This issue of New World considers a range of technological developments and their potential to contribute to tackling global challenges. From addressing climate change to combating extreme poverty, we ask whether ‘technology’ can save the world.

In recent years that question has been asked of China. The country has experienced remarkable economic growth over the last three decades, helping to lift some 600 million people out of poverty. While the global financial crisis has slowed its expansion, annual growth is still around 7%. Each year, it adds an estimated 50 million consumers to its middle class, and it awards more PhDs, and applies for more patents than any other country.

Small wonder that politicians and economists alike are hoping that China will lead global economic recovery and push forward international development. Last year, it helped to boost the International Monetary Fund’s lending power, and its contributions to the UN’s regular budget rose to 5.15%, making it the sixth-largest contributor, just 0.03% behind the UK. Western states are increasingly looking to sell to Chinese buyers, and developing countries, particularly in Africa, are turning to China for aid, trade and investment.

So can China save the world? As Ambassador Liu points out in our interview, by any per capita measure, China is still a developing country. It continues to grapple with huge challenges, from mass urbanisation to an aging population, and its success has come at a cost, in political, social and environmental terms.

Take pollution. Earlier this year, the Chinese government admitted that chemical pollution has led to soaring cancer rates and environmental disasters. Over 90% of urban groundwater is reportedly contaminated and smog frequently threatens to bring cities to a standstill. In January, air pollution in Beijing is believed to have been nearly 40 times the safe level designated by the World Health Organisation.

Yet many believe not only that China can overcome these challenges, but that in doing so, it will help global efforts to tackle climate change and environmental degradation.
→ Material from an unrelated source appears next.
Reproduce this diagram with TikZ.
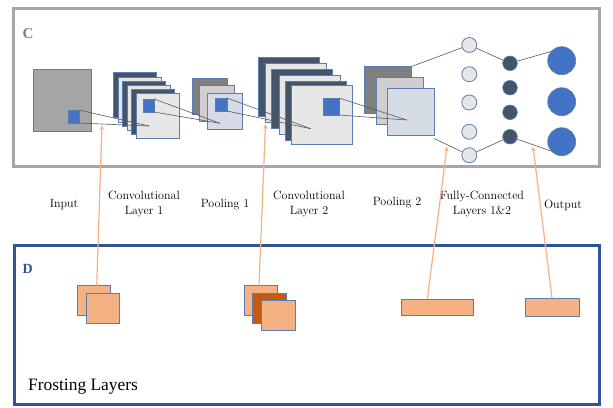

China has gone from having virtually no green infrastructure in 2008 to producing 133 Gigawatts of renewable energy – enough to power 53m homes. The world’s largest carbon emitter is also fast becoming its biggest green spender. While green investment fell by 11% globally last year, China’s contribution rose by 20% to $68bn, a quarter of the total spent. It is promoting green technologies, with four Chinese companies receiving Worldwide Fund for Nature ‘climate solver’ awards in 2012. And it has set targets for lowering carbon emissions and energy consumption, under the UN’s (voluntary) Copenhagen Accord, and in its national five-year plan.

Undoubtedly, China’s one-party system is useful in engendering rapid change, and activists at home and abroad fear that the country’s growing global stature will impede progress in human rights, democracy, transparency and equality. While the Chinese press and public have been unusually forthright on environmental issues, it is clear that censorship prevails. Recently, the environment ministry refused to disclose data on soil pollution on the grounds of state secrecy.

But while China’s environmental efforts can be interpreted as means to secure own growth and stability, if it is able to reposition its economy, enact green legislation and develop clean technology, its actions will have a profound impact on sustainable development worldwide.